• WHAT THE TASK ASKS
Leave out the pictures; transcribe all else exactly.

• MATERIAL PROVIDED
◆ ◆ ◆ ◆ ◆ ◆ ◆

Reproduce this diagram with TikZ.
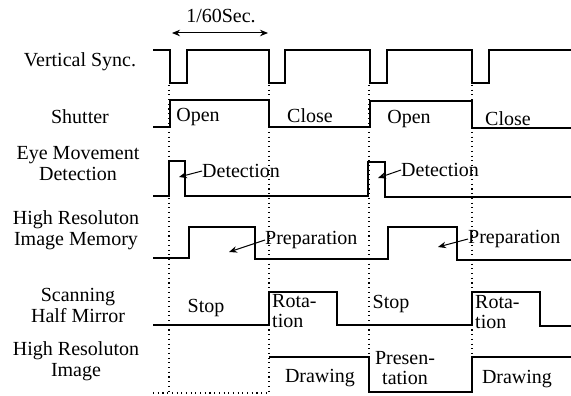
\documentclass[tikz,border=0pt]{standalone}
\usepackage{fontspec}
\setmainfont{Liberation Serif}
\usetikzlibrary{arrows.meta}
\begin{document}
\begin{tikzpicture}[x=1pt,y=-1pt,
  sig/.style={line width=1.3pt, line join=miter},
  guide/.style={line width=1.1pt, dash pattern=on 1.1pt off 3.6pt},
  lbl/.style={font=\fontsize{20}{21}\selectfont, inner sep=0pt, align=center},
  txt/.style={font=\fontsize{20}{21}\selectfont, inner sep=0pt},
  txtl/.style={font=\fontsize{20}{20}\selectfont, inner sep=0pt, align=left},
  pointer/.style={line width=1pt, -{Stealth[length=8pt,width=6.5pt]}},
  span/.style={line width=1pt, {Stealth[length=8pt,width=6.5pt]}-{Stealth[length=8pt,width=6.5pt]}},
]
\useasboundingbox (0,0) rectangle (571,396);

% row labels
\node[lbl] (vs)  at (80,62)  {Vertical Sync.};
\node[lbl] (sh)  at (80,117) {Shutter};
\node[lbl] (em)  at (78,164) {Eye Movement\\Detection};
\node[lbl] (mem) at (76,230) {High Resoluton\\Image Memory};
\node[lbl] (mir) at (78,305) {Scanning\\Half Mirror};
\node[lbl] (hri) at (76,361) {High Resoluton\\Image};

% guide lines
\draw[guide] (169,85) -- (169,393);
\draw[guide] (269,85) -- (269,393);
\draw[guide] (369,85) -- (369,357);
\draw[guide] (472,85) -- (472,357);
\draw[guide] (153,393) -- (269,393);

% 1/60 sec
\node[txt] (per) at (221,16) {1/60Sec.};
\coordinate (pl) at (172,33);
\coordinate (pr) at (268,33);
\draw[span] (pl) -- (pr);

% vertical sync
\draw[sig] (153,50) -- (170,50) -- (170,83) -- (187,83) -- (187,50) -- (269,50) -- (269,83)
  -- (285,83) -- (285,50) -- (370,50) -- (370,83) -- (387,83) -- (387,50) -- (472,50)
  -- (472,83) -- (489,83) -- (489,50) -- (571,50);

% shutter
\draw[sig] (153,127) -- (170,127) -- (170,100) -- (269,100) -- (269,127) -- (370,127)
  -- (370,101) -- (472,101) -- (472,128) -- (571,128);
\node[txt] (o1) at (198,117) {Open};
\node[txt] (c1) at (310,116) {Close};
\node[txt] (o2) at (409,119) {Open};
\node[txt] (c2) at (508,119) {Close};

% eye movement detection
\draw[sig] (153,196) -- (169,196) -- (169,161) -- (185,161) -- (185,196) -- (368,196)
  -- (368,162) -- (385,162) -- (385,197) -- (571,197);
\node[txt, anchor=west] (d1) at (202,171) {Detection};
\node[txt, anchor=west] (d2) at (401,170) {Detection};
\coordinate (d1t) at (179,177);
\coordinate (d2t) at (378,178);
\draw[pointer] (d1.west) -- (d1t);
\draw[pointer] (d2.west) -- (d2t);

% image memory
\draw[sig] (153,258) -- (189,258) -- (189,227) -- (255,227) -- (255,259) -- (388,259)
  -- (388,227) -- (457,227) -- (457,260) -- (571,260);
\node[txt, anchor=west] (p1) at (265,240) {Preparation};
\node[txt, anchor=west] (p2) at (468,239) {Preparation};
\coordinate (p1t) at (229,252);
\coordinate (p2t) at (438,247);
\draw[pointer] (p1.west) -- (p1t);
\draw[pointer] (p2.west) -- (p2t);

% scanning half mirror
\draw[sig] (153,325) -- (269,325) -- (269,292) -- (337,292) -- (337,325) -- (472,325)
  -- (472,292) -- (540,292) -- (540,326) -- (571,326);
\node[txt] (s1) at (206,308) {Stop};
\node[txt] (s2) at (391,304) {Stop};
\node[txtl, anchor=north west] (r1) at (272,294) {Rota-\\tion};
\node[txtl, anchor=north west] (r2) at (475,295) {Rota-\\tion};

% high resolution image
\draw[sig] (269,357) -- (369,357) -- (369,392) -- (472,392) -- (472,357) -- (571,357);
\node[txt] (w1) at (320,378) {Drawing};
\node[lbl, font=\fontsize{20}{20}\selectfont] (pr1) at (405,368) {Presen-\\tation};
\node[txt] (w2) at (517,379) {Drawing};
\end{tikzpicture}
\end{document}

◆ ◆ ◆ ◆ ◆ ◆ ◆

• ANSWER
Reproduce this diagram with TikZ.
\documentclass[tikz,border=0pt]{standalone}
\usepackage{fontspec}
\setmainfont{Liberation Serif}
\usetikzlibrary{arrows.meta}
\begin{document}
\begin{tikzpicture}[x=1pt,y=-1pt,
  sig/.style={line width=1.3pt, line join=miter},
  guide/.style={line width=1.1pt, dash pattern=on 1.1pt off 3.6pt},
  lbl/.style={font=\fontsize{20}{21}\selectfont, inner sep=0pt, align=center},
  txt/.style={font=\fontsize{20}{21}\selectfont, inner sep=0pt},
  txtl/.style={font=\fontsize{20}{20}\selectfont, inner sep=0pt, align=left},
  pointer/.style={line width=1pt, -{Stealth[length=8pt,width=6.5pt]}},
  span/.style={line width=1pt, {Stealth[length=8pt,width=6.5pt]}-{Stealth[length=8pt,width=6.5pt]}},
]
\useasboundingbox (0,0) rectangle (571,396);

% row labels
\node[lbl] (vs)  at (80,62)  {Vertical Sync.};
\node[lbl] (sh)  at (80,117) {Shutter};
\node[lbl] (em)  at (78,164) {Eye Movement\\Detection};
\node[lbl] (mem) at (76,230) {High Resoluton\\Image Memory};
\node[lbl] (mir) at (78,305) {Scanning\\Half Mirror};
\node[lbl] (hri) at (76,361) {High Resoluton\\Image};

% guide lines
\draw[guide] (169,85) -- (169,393);
\draw[guide] (269,85) -- (269,393);
\draw[guide] (369,85) -- (369,357);
\draw[guide] (472,85) -- (472,357);
\draw[guide] (153,393) -- (269,393);

% 1/60 sec
\node[txt] (per) at (221,16) {1/60Sec.};
\coordinate (pl) at (172,33);
\coordinate (pr) at (268,33);
\draw[span] (pl) -- (pr);

% vertical sync
\draw[sig] (153,50) -- (170,50) -- (170,83) -- (187,83) -- (187,50) -- (269,50) -- (269,83)
  -- (285,83) -- (285,50) -- (370,50) -- (370,83) -- (387,83) -- (387,50) -- (472,50)
  -- (472,83) -- (489,83) -- (489,50) -- (571,50);

% shutter
\draw[sig] (153,127) -- (170,127) -- (170,100) -- (269,100) -- (269,127) -- (370,127)
  -- (370,101) -- (472,101) -- (472,128) -- (571,128);
\node[txt] (o1) at (198,117) {Open};
\node[txt] (c1) at (310,116) {Close};
\node[txt] (o2) at (409,119) {Open};
\node[txt] (c2) at (508,119) {Close};

% eye movement detection
\draw[sig] (153,196) -- (169,196) -- (169,161) -- (185,161) -- (185,196) -- (368,196)
  -- (368,162) -- (385,162) -- (385,197) -- (571,197);
\node[txt, anchor=west] (d1) at (202,171) {Detection};
\node[txt, anchor=west] (d2) at (401,170) {Detection};
\coordinate (d1t) at (179,177);
\coordinate (d2t) at (378,178);
\draw[pointer] (d1.west) -- (d1t);
\draw[pointer] (d2.west) -- (d2t);

% image memory
\draw[sig] (153,258) -- (189,258) -- (189,227) -- (255,227) -- (255,259) -- (388,259)
  -- (388,227) -- (457,227) -- (457,260) -- (571,260);
\node[txt, anchor=west] (p1) at (265,240) {Preparation};
\node[txt, anchor=west] (p2) at (468,239) {Preparation};
\coordinate (p1t) at (229,252);
\coordinate (p2t) at (438,247);
\draw[pointer] (p1.west) -- (p1t);
\draw[pointer] (p2.west) -- (p2t);

% scanning half mirror
\draw[sig] (153,325) -- (269,325) -- (269,292) -- (337,292) -- (337,325) -- (472,325)
  -- (472,292) -- (540,292) -- (540,326) -- (571,326);
\node[txt] (s1) at (206,308) {Stop};
\node[txt] (s2) at (391,304) {Stop};
\node[txtl, anchor=north west] (r1) at (272,294) {Rota-\\tion};
\node[txtl, anchor=north west] (r2) at (475,295) {Rota-\\tion};

% high resolution image
\draw[sig] (269,357) -- (369,357) -- (369,392) -- (472,392) -- (472,357) -- (571,357);
\node[txt] (w1) at (320,378) {Drawing};
\node[lbl, font=\fontsize{20}{20}\selectfont] (pr1) at (405,368) {Presen-\\tation};
\node[txt] (w2) at (517,379) {Drawing};
\end{tikzpicture}
\end{document}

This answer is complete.